** Exercise directions **
Work out the number of lines containing "React". Answer with nothing but that number.

— Begin —

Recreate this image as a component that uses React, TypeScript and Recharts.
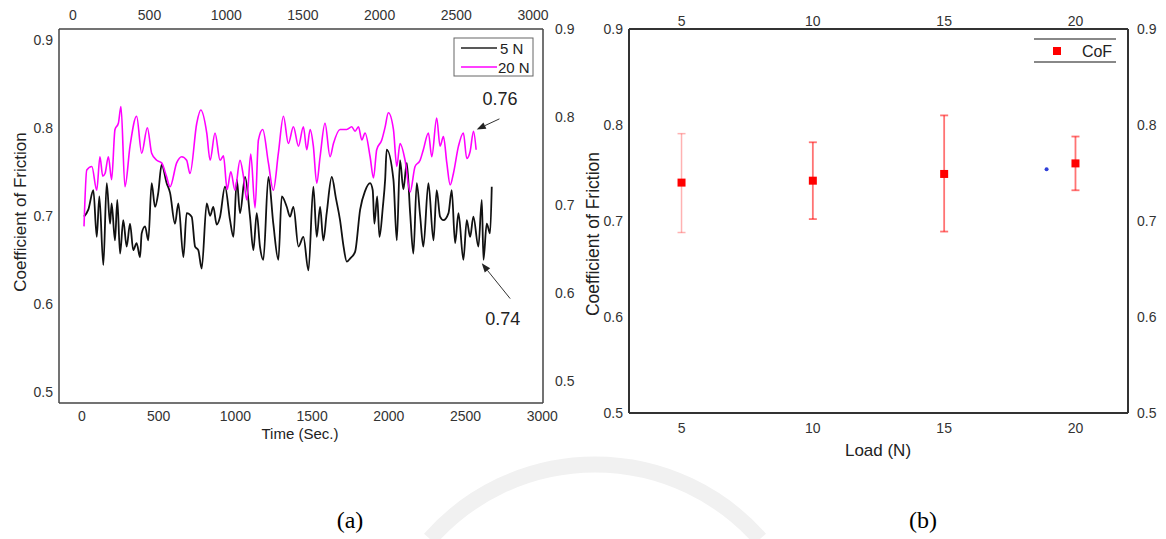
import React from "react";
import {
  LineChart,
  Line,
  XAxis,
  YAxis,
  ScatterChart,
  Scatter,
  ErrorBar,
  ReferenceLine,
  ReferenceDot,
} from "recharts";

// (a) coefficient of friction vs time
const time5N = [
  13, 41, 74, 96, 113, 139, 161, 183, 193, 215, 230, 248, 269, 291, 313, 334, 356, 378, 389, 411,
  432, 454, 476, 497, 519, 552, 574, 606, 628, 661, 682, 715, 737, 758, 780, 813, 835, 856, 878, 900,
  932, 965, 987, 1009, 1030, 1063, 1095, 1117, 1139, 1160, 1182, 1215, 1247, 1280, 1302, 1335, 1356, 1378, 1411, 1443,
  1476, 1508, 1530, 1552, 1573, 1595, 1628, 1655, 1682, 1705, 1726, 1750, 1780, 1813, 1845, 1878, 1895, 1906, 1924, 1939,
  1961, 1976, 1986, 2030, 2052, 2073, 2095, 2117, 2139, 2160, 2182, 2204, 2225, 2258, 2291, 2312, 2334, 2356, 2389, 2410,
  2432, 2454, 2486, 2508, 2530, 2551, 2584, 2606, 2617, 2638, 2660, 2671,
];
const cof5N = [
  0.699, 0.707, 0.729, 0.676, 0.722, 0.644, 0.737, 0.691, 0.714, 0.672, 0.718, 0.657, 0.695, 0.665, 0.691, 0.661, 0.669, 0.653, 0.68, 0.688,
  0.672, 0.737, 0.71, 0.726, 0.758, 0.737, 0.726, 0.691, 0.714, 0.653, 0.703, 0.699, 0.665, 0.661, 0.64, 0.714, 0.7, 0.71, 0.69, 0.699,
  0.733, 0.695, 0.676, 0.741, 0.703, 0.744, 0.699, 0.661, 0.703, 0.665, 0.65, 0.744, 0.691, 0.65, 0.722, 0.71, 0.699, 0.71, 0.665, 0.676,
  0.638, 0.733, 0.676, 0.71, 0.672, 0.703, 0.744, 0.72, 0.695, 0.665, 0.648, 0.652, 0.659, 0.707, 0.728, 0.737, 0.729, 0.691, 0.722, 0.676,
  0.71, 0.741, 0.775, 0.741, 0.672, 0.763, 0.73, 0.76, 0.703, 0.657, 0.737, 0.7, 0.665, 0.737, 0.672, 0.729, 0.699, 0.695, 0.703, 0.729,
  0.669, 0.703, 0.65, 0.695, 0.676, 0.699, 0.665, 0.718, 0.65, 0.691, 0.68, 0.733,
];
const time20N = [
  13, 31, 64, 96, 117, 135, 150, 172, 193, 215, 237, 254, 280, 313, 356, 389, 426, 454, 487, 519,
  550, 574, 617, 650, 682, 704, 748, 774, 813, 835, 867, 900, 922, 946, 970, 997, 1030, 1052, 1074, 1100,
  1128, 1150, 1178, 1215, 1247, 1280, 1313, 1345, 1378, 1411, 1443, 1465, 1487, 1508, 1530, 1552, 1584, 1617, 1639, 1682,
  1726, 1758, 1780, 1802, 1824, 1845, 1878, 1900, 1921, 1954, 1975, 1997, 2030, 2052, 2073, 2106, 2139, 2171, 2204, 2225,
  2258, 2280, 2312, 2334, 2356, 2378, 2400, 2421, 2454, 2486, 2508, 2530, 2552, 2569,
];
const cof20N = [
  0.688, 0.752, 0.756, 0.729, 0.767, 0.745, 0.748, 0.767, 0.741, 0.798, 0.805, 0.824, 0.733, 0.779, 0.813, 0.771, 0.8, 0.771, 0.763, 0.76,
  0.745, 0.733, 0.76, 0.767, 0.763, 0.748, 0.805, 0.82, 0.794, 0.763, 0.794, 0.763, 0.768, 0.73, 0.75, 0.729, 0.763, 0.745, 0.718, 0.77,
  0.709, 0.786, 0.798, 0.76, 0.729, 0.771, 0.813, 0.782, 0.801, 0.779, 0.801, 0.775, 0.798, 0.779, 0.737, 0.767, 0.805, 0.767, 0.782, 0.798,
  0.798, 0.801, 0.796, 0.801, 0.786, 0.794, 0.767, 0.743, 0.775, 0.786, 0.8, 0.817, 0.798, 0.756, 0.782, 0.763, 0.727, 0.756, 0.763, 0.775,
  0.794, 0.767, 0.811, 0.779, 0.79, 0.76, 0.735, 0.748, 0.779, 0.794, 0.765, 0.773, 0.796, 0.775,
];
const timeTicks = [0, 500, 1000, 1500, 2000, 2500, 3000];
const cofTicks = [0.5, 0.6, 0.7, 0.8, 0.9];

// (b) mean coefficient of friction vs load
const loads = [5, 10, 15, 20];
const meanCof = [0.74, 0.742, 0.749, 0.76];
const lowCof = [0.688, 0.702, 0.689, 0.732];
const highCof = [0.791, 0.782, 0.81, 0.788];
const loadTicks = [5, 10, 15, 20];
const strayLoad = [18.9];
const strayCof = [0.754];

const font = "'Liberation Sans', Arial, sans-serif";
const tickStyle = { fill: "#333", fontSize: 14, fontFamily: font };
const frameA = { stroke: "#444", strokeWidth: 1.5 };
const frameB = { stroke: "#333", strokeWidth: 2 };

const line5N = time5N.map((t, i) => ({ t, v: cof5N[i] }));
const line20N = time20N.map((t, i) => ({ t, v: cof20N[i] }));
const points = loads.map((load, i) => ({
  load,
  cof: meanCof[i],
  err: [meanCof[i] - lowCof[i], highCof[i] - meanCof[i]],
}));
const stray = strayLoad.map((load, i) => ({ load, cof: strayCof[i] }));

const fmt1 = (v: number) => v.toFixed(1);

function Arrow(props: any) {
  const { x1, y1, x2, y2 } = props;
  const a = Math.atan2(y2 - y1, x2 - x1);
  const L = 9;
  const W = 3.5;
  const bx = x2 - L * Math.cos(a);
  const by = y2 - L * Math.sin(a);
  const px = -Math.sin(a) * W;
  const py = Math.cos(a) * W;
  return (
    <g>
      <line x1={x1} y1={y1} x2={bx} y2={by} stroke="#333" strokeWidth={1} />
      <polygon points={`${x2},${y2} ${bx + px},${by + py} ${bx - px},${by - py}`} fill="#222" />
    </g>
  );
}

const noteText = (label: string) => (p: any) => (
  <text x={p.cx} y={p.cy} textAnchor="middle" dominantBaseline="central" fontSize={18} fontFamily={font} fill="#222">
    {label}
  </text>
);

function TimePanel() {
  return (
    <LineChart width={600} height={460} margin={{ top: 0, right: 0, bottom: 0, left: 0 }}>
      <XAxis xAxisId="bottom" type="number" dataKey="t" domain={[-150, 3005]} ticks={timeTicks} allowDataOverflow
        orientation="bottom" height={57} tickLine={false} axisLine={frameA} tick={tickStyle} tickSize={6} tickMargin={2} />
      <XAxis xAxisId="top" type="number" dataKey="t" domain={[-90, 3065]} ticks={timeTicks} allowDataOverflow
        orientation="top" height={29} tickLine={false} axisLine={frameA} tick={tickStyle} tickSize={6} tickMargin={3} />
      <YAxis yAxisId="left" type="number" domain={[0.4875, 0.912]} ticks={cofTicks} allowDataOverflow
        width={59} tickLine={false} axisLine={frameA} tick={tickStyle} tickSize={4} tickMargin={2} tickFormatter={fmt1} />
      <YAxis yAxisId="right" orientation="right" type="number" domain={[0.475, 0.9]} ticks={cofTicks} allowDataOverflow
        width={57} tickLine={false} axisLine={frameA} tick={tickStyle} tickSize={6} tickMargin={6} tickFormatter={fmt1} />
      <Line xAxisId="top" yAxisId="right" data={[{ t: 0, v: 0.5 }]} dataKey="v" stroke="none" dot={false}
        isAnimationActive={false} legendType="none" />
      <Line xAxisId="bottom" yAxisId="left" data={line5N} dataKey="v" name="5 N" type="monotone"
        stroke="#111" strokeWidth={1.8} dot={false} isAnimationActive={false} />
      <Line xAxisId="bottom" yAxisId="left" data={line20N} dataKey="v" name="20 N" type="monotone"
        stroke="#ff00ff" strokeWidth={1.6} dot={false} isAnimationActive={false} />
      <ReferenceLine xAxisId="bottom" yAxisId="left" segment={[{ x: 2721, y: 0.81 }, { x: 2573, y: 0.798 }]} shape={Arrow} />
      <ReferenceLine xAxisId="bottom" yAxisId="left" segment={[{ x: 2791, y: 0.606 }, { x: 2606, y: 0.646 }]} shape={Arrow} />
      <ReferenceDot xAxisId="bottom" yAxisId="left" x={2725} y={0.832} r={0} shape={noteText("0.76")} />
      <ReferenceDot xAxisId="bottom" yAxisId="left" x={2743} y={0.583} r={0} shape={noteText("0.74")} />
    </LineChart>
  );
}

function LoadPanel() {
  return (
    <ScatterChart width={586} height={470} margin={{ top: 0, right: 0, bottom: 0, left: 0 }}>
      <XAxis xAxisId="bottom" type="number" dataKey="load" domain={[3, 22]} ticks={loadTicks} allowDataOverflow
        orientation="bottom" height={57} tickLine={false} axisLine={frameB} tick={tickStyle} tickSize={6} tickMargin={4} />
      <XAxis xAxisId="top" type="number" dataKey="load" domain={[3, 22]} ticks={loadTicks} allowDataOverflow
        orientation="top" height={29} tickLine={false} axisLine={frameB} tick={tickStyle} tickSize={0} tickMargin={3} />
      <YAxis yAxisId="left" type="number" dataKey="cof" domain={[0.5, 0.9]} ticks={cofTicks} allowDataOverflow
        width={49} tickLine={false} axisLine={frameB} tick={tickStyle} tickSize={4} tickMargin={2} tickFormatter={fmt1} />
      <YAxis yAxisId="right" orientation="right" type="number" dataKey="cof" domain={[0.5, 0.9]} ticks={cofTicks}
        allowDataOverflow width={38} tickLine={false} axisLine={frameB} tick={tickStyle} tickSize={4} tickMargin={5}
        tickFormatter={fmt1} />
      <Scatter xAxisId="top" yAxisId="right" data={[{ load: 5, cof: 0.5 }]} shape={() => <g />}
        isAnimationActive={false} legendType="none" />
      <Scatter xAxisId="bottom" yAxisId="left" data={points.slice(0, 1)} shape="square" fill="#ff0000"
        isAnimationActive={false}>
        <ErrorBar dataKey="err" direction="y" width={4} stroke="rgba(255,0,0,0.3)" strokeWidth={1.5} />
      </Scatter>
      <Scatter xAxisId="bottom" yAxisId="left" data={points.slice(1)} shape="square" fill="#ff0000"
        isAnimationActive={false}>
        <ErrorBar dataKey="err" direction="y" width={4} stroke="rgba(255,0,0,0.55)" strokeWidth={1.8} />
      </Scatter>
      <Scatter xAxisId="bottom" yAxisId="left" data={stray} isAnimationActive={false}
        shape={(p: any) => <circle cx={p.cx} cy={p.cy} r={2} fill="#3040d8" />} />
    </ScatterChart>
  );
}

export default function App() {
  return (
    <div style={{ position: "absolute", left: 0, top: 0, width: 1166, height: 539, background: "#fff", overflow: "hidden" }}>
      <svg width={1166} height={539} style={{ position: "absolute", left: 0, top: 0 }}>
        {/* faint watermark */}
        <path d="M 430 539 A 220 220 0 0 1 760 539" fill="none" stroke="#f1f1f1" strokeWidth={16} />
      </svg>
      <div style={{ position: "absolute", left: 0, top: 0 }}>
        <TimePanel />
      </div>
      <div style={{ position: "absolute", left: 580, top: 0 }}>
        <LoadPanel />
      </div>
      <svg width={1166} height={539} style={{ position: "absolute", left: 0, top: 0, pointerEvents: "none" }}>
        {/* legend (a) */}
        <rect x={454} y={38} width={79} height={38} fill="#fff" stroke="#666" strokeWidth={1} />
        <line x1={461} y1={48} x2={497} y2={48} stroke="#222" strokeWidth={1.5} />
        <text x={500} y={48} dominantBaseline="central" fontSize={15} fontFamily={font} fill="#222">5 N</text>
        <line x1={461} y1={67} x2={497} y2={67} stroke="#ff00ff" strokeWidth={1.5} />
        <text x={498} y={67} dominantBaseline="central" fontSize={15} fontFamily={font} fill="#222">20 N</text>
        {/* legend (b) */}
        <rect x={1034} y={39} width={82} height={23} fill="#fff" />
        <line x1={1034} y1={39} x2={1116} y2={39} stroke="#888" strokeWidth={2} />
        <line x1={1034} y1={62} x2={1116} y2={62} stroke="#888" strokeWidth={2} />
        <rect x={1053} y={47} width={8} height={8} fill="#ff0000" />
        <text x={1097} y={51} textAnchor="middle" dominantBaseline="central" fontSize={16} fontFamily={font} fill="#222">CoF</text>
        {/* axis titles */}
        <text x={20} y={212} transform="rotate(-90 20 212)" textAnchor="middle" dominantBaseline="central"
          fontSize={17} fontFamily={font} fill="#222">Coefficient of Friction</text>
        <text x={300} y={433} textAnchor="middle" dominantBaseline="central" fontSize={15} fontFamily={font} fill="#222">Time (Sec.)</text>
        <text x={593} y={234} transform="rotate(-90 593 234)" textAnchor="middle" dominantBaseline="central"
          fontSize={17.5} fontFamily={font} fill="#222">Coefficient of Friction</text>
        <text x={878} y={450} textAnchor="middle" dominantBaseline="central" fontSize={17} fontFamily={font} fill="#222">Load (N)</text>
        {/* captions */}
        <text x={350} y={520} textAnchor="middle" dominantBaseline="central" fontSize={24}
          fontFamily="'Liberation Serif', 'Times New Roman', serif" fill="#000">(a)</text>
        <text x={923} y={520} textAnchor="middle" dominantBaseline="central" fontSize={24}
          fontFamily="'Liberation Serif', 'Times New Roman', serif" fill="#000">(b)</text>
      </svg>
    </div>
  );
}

— End —

** Written response **
2